* [Exercise]
Restate the full listing word for word and leave the pictures out.

--- Start ---

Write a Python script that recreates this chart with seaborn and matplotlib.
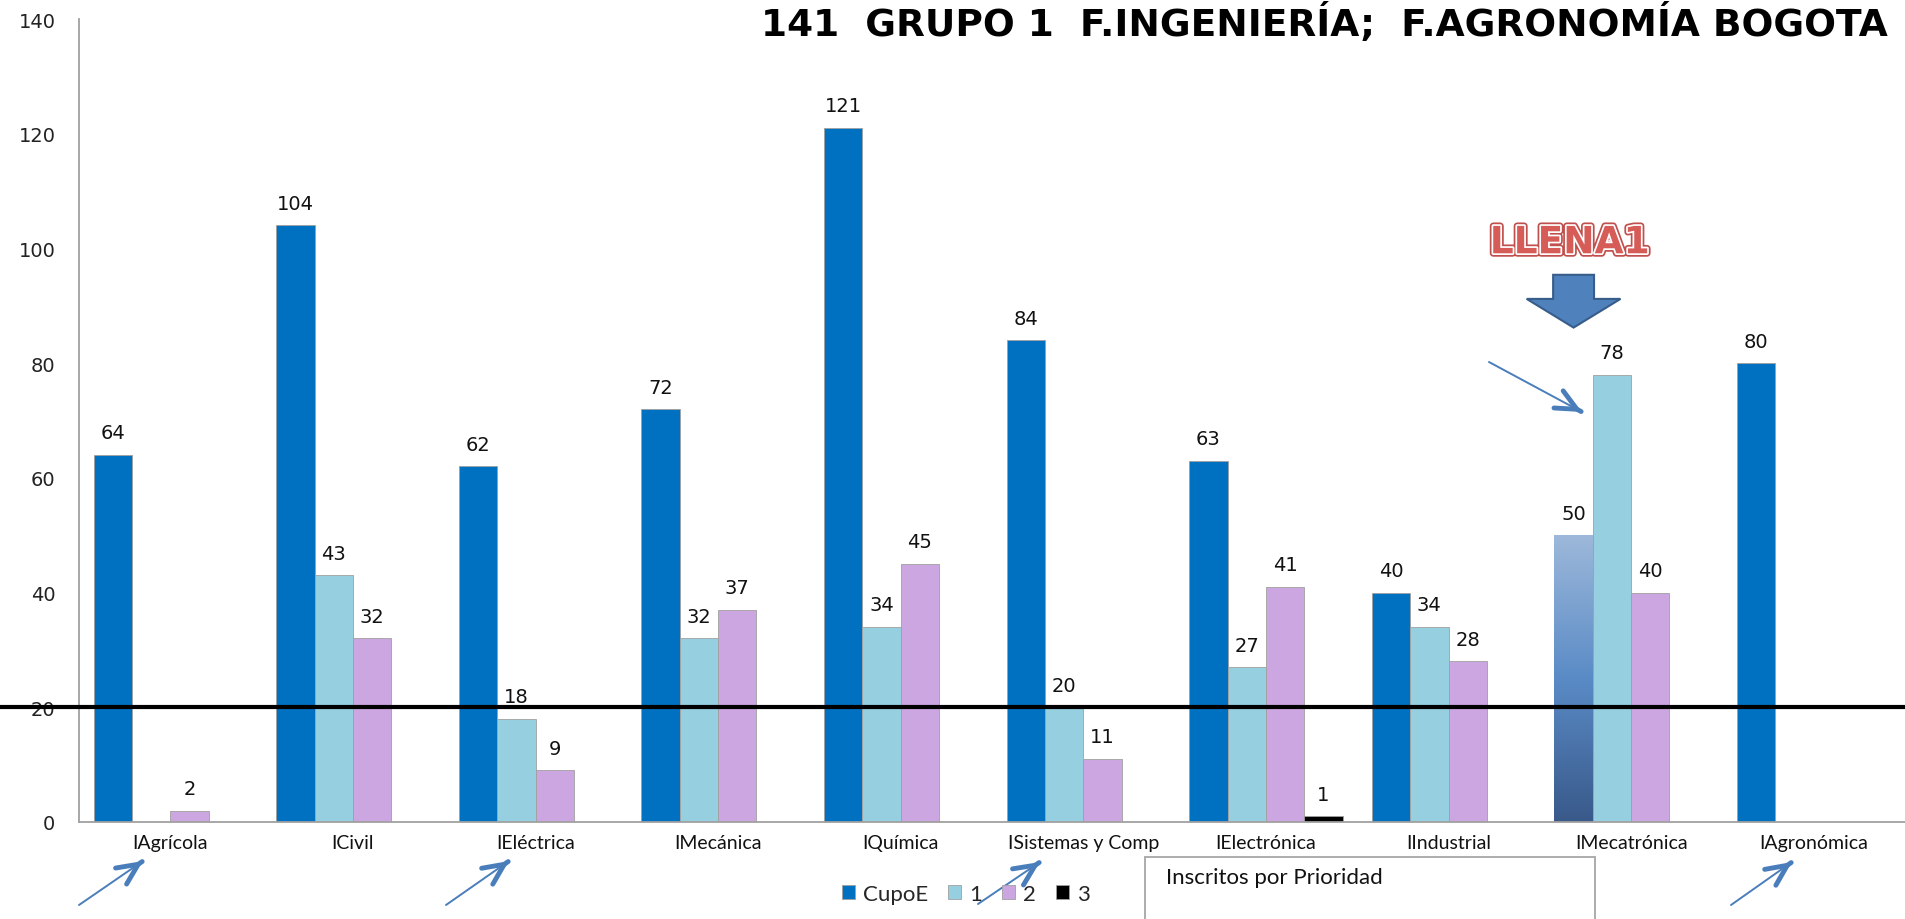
import numpy as np
import pandas as pd
import matplotlib
matplotlib.use("Agg")
import matplotlib.pyplot as plt
import seaborn as sns
from matplotlib.colors import LinearSegmentedColormap
from matplotlib.patches import Rectangle, Polygon
from matplotlib.ticker import FixedLocator
import matplotlib.patheffects as pe

# ---------------- data ----------------
categories = ["IAgrícola", "ICivil", "IEléctrica", "IMecánica", "IQuímica",
              "ISistemas y Comp", "IElectrónica", "IIndustrial", "IMecatrónica", "IAgronómica"]
cupo_e = [64, 104, 62, 72, 121, 84, 63, 40, 50, 80]
prio_1 = [np.nan, 43, 18, 32, 34, 20, 27, 34, 78, np.nan]
prio_2 = [2, 32, 9, 37, 45, 11, 41, 28, 40, np.nan]
prio_3 = [np.nan, np.nan, np.nan, np.nan, np.nan, np.nan, 1, np.nan, np.nan, np.nan]
series_names = ["CupoE", "1", "2", "3"]
series_colors = ["#0070C0", "#96CFDF", "#CBA6E1", "#000000"]
threshold = 20
highlight_cat = "IMecatrónica"
title_text = "141  GRUPO 1  F.INGENIERÍA;  F.AGRONOMÍA BOGOTA"
callout_text = "LLENA1"
box_text = "Inscritos por Prioridad"
y_ticks = [0, 20, 40, 60, 80, 100, 120, 140]

rows = []
for name, vals in zip(series_names, [cupo_e, prio_1, prio_2, prio_3]):
    for c, v in zip(categories, vals):
        if not np.isnan(v):
            rows.append({"cat": c, "serie": name, "valor": v})
df = pd.DataFrame(rows)

# ---------------- figure ----------------
sns.set_style("white")
plt.rcParams["font.family"] = ["DejaVu Sans"]

W, H = 1905, 920
fig = plt.figure(figsize=(W / 100, H / 100), dpi=100)
ax = fig.add_axes([79 / W, 1 - 823 / H, 1 - 79 / W, (823 - 20) / H])

sns.barplot(data=df, x="cat", y="valor", hue="serie", order=categories,
            hue_order=series_names, palette=series_colors, saturation=1, width=0.84,
            errorbar=None, edgecolor="#A0A0A0", linewidth=0.6, ax=ax)

ax.set_xlim(-0.5, len(categories) - 0.5)
ax.set_ylim(0, 140)
ax.set_yticks(y_ticks)
ax.set_xlabel("")
ax.set_ylabel("")

# spines / ticks
for s in ["top", "right"]:
    ax.spines[s].set_visible(False)
for s in ["left", "bottom"]:
    ax.spines[s].set_color("#A0A0A0")
    ax.spines[s].set_linewidth(1.3)
ax.tick_params(axis="y", length=0, pad=17, labelsize=14, labelcolor="#222222")
ax.tick_params(axis="x", which="major", length=0, pad=9)
ax.xaxis.set_minor_locator(FixedLocator(np.arange(0.5, len(categories) - 0.5, 1)))
ax.tick_params(axis="x", which="minor", direction="in", length=5, color="#888888", width=1)
for lab in ax.get_xticklabels():
    lab.set_fontfamily("Lato")
    lab.set_fontsize(14)
    lab.set_color("#111111")

# data labels
for cont in ax.containers:
    ax.bar_label(cont, fmt="%g", padding=9, fontsize=14, color="#111111")

# gradient fill for highlighted CupoE bar
hi_idx = categories.index(highlight_cat)
patch = ax.containers[0][hi_idx]
x0, y0 = patch.get_xy()
w, h = patch.get_width(), patch.get_height()
cmap = LinearSegmentedColormap.from_list("grad", ["#39598A", "#5A8BC6", "#9DB8DA"])
grad = np.linspace(0, 1, 256).reshape(-1, 1)
im = ax.imshow(grad, extent=[x0, x0 + w, y0, y0 + h], origin="lower", cmap=cmap,
               aspect="auto", zorder=patch.get_zorder() + 0.1)
im.set_clip_path(patch)
ax.set_xlim(-0.5, len(categories) - 0.5)
ax.set_ylim(0, 140)

# threshold line across whole figure width
ax.axhline(threshold, xmin=-79 / (W - 79), xmax=1, color="black", lw=3, clip_on=False, zorder=5)

# big down arrow + LLENA1 callout above highlighted bar
cx = x0 + w / 2
arrow_pts = [(cx - 0.112, 95.4), (cx + 0.112, 95.4), (cx + 0.112, 91.2), (cx + 0.257, 91.2),
             (cx, 86.2), (cx - 0.257, 91.2), (cx - 0.112, 91.2)]
ax.add_patch(Polygon(arrow_pts, closed=True, facecolor="#4F81BD", edgecolor="#385D8A",
                     lw=1.5, zorder=6))
ax.text(cx - 0.02, 100.9, callout_text, ha="center", va="center", fontsize=27, fontweight="bold",
        color="#D65C58", zorder=7,
        path_effects=[pe.Stroke(linewidth=5, foreground="#C0504D"),
                      pe.Stroke(linewidth=2.5, foreground="white"), pe.Normal()])

# thin blue pointer arrows (figure pixel coordinates, origin bottom-left)
arrow_color = "#4A7EBB"
pointer_arrows = [((79, 906), (143, 862)), ((446, 906), (509, 862)),
                  ((978, 905), (1040, 863)), ((1731, 906), (1792, 863)),
                  ((1489, 363), (1582, 413))]
for (tx, ty), (hx, hy) in pointer_arrows:
    tail = (tx, H - ty)
    tip = (hx, H - hy)
    ax.annotate("", xy=tip, xytext=tail, xycoords="figure pixels", textcoords="figure pixels",
                arrowprops=dict(arrowstyle="-", lw=1.4, color=arrow_color,
                                shrinkA=0, shrinkB=0), annotation_clip=False)
    d = np.array(tip) - np.array(tail)
    near = tuple(np.array(tip) - d / np.linalg.norm(d) * 1.0)
    ax.annotate("", xy=tip, xytext=near, xycoords="figure pixels", textcoords="figure pixels",
                arrowprops=dict(arrowstyle="->,head_length=0.75,head_width=0.35", lw=3.5,
                                color=arrow_color, shrinkA=0, shrinkB=0, mutation_scale=20),
                annotation_clip=False)

# title
fig.text(1888 / W, 1 - 24 / H, title_text, ha="right", va="center", fontsize=27,
         fontweight="bold", color="black")

# legend
sns.move_legend(ax, "center", bbox_to_anchor=(966 / W, 1 - 895 / H),
                bbox_transform=fig.transFigure, ncol=4, frameon=False, title=None,
                prop={"family": "Lato", "size": 16}, handlelength=0.6, handleheight=0.6,
                handletextpad=0.35, columnspacing=0.9)

# box with text
fig.add_artist(Rectangle((1145 / W, -0.02), 450 / W, 0.02 + (H - 858) / H,
                         transform=fig.transFigure, fill=False, edgecolor="#A6A6A6", lw=1.3))
fig.text(1166 / W, 1 - 878 / H, box_text, ha="left", va="center", fontsize=16,
         family="Lato", color="#111111")

fig.savefig("out.png", dpi=100)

--- End ---

* [Answer]
Write a Python script that recreates this chart with seaborn and matplotlib.
import numpy as np
import pandas as pd
import matplotlib
matplotlib.use("Agg")
import matplotlib.pyplot as plt
import seaborn as sns
from matplotlib.colors import LinearSegmentedColormap
from matplotlib.patches import Rectangle, Polygon
from matplotlib.ticker import FixedLocator
import matplotlib.patheffects as pe

# ---------------- data ----------------
categories = ["IAgrícola", "ICivil", "IEléctrica", "IMecánica", "IQuímica",
              "ISistemas y Comp", "IElectrónica", "IIndustrial", "IMecatrónica", "IAgronómica"]
cupo_e = [64, 104, 62, 72, 121, 84, 63, 40, 50, 80]
prio_1 = [np.nan, 43, 18, 32, 34, 20, 27, 34, 78, np.nan]
prio_2 = [2, 32, 9, 37, 45, 11, 41, 28, 40, np.nan]
prio_3 = [np.nan, np.nan, np.nan, np.nan, np.nan, np.nan, 1, np.nan, np.nan, np.nan]
series_names = ["CupoE", "1", "2", "3"]
series_colors = ["#0070C0", "#96CFDF", "#CBA6E1", "#000000"]
threshold = 20
highlight_cat = "IMecatrónica"
title_text = "141  GRUPO 1  F.INGENIERÍA;  F.AGRONOMÍA BOGOTA"
callout_text = "LLENA1"
box_text = "Inscritos por Prioridad"
y_ticks = [0, 20, 40, 60, 80, 100, 120, 140]

rows = []
for name, vals in zip(series_names, [cupo_e, prio_1, prio_2, prio_3]):
    for c, v in zip(categories, vals):
        if not np.isnan(v):
            rows.append({"cat": c, "serie": name, "valor": v})
df = pd.DataFrame(rows)

# ---------------- figure ----------------
sns.set_style("white")
plt.rcParams["font.family"] = ["DejaVu Sans"]

W, H = 1905, 920
fig = plt.figure(figsize=(W / 100, H / 100), dpi=100)
ax = fig.add_axes([79 / W, 1 - 823 / H, 1 - 79 / W, (823 - 20) / H])

sns.barplot(data=df, x="cat", y="valor", hue="serie", order=categories,
            hue_order=series_names, palette=series_colors, saturation=1, width=0.84,
            errorbar=None, edgecolor="#A0A0A0", linewidth=0.6, ax=ax)

ax.set_xlim(-0.5, len(categories) - 0.5)
ax.set_ylim(0, 140)
ax.set_yticks(y_ticks)
ax.set_xlabel("")
ax.set_ylabel("")

# spines / ticks
for s in ["top", "right"]:
    ax.spines[s].set_visible(False)
for s in ["left", "bottom"]:
    ax.spines[s].set_color("#A0A0A0")
    ax.spines[s].set_linewidth(1.3)
ax.tick_params(axis="y", length=0, pad=17, labelsize=14, labelcolor="#222222")
ax.tick_params(axis="x", which="major", length=0, pad=9)
ax.xaxis.set_minor_locator(FixedLocator(np.arange(0.5, len(categories) - 0.5, 1)))
ax.tick_params(axis="x", which="minor", direction="in", length=5, color="#888888", width=1)
for lab in ax.get_xticklabels():
    lab.set_fontfamily("Lato")
    lab.set_fontsize(14)
    lab.set_color("#111111")

# data labels
for cont in ax.containers:
    ax.bar_label(cont, fmt="%g", padding=9, fontsize=14, color="#111111")

# gradient fill for highlighted CupoE bar
hi_idx = categories.index(highlight_cat)
patch = ax.containers[0][hi_idx]
x0, y0 = patch.get_xy()
w, h = patch.get_width(), patch.get_height()
cmap = LinearSegmentedColormap.from_list("grad", ["#39598A", "#5A8BC6", "#9DB8DA"])
grad = np.linspace(0, 1, 256).reshape(-1, 1)
im = ax.imshow(grad, extent=[x0, x0 + w, y0, y0 + h], origin="lower", cmap=cmap,
               aspect="auto", zorder=patch.get_zorder() + 0.1)
im.set_clip_path(patch)
ax.set_xlim(-0.5, len(categories) - 0.5)
ax.set_ylim(0, 140)

# threshold line across whole figure width
ax.axhline(threshold, xmin=-79 / (W - 79), xmax=1, color="black", lw=3, clip_on=False, zorder=5)

# big down arrow + LLENA1 callout above highlighted bar
cx = x0 + w / 2
arrow_pts = [(cx - 0.112, 95.4), (cx + 0.112, 95.4), (cx + 0.112, 91.2), (cx + 0.257, 91.2),
             (cx, 86.2), (cx - 0.257, 91.2), (cx - 0.112, 91.2)]
ax.add_patch(Polygon(arrow_pts, closed=True, facecolor="#4F81BD", edgecolor="#385D8A",
                     lw=1.5, zorder=6))
ax.text(cx - 0.02, 100.9, callout_text, ha="center", va="center", fontsize=27, fontweight="bold",
        color="#D65C58", zorder=7,
        path_effects=[pe.Stroke(linewidth=5, foreground="#C0504D"),
                      pe.Stroke(linewidth=2.5, foreground="white"), pe.Normal()])

# thin blue pointer arrows (figure pixel coordinates, origin bottom-left)
arrow_color = "#4A7EBB"
pointer_arrows = [((79, 906), (143, 862)), ((446, 906), (509, 862)),
                  ((978, 905), (1040, 863)), ((1731, 906), (1792, 863)),
                  ((1489, 363), (1582, 413))]
for (tx, ty), (hx, hy) in pointer_arrows:
    tail = (tx, H - ty)
    tip = (hx, H - hy)
    ax.annotate("", xy=tip, xytext=tail, xycoords="figure pixels", textcoords="figure pixels",
                arrowprops=dict(arrowstyle="-", lw=1.4, color=arrow_color,
                                shrinkA=0, shrinkB=0), annotation_clip=False)
    d = np.array(tip) - np.array(tail)
    near = tuple(np.array(tip) - d / np.linalg.norm(d) * 1.0)
    ax.annotate("", xy=tip, xytext=near, xycoords="figure pixels", textcoords="figure pixels",
                arrowprops=dict(arrowstyle="->,head_length=0.75,head_width=0.35", lw=3.5,
                                color=arrow_color, shrinkA=0, shrinkB=0, mutation_scale=20),
                annotation_clip=False)

# title
fig.text(1888 / W, 1 - 24 / H, title_text, ha="right", va="center", fontsize=27,
         fontweight="bold", color="black")

# legend
sns.move_legend(ax, "center", bbox_to_anchor=(966 / W, 1 - 895 / H),
                bbox_transform=fig.transFigure, ncol=4, frameon=False, title=None,
                prop={"family": "Lato", "size": 16}, handlelength=0.6, handleheight=0.6,
                handletextpad=0.35, columnspacing=0.9)

# box with text
fig.add_artist(Rectangle((1145 / W, -0.02), 450 / W, 0.02 + (H - 858) / H,
                         transform=fig.transFigure, fill=False, edgecolor="#A6A6A6", lw=1.3))
fig.text(1166 / W, 1 - 878 / H, box_text, ha="left", va="center", fontsize=16,
         family="Lato", color="#111111")

fig.savefig("out.png", dpi=100)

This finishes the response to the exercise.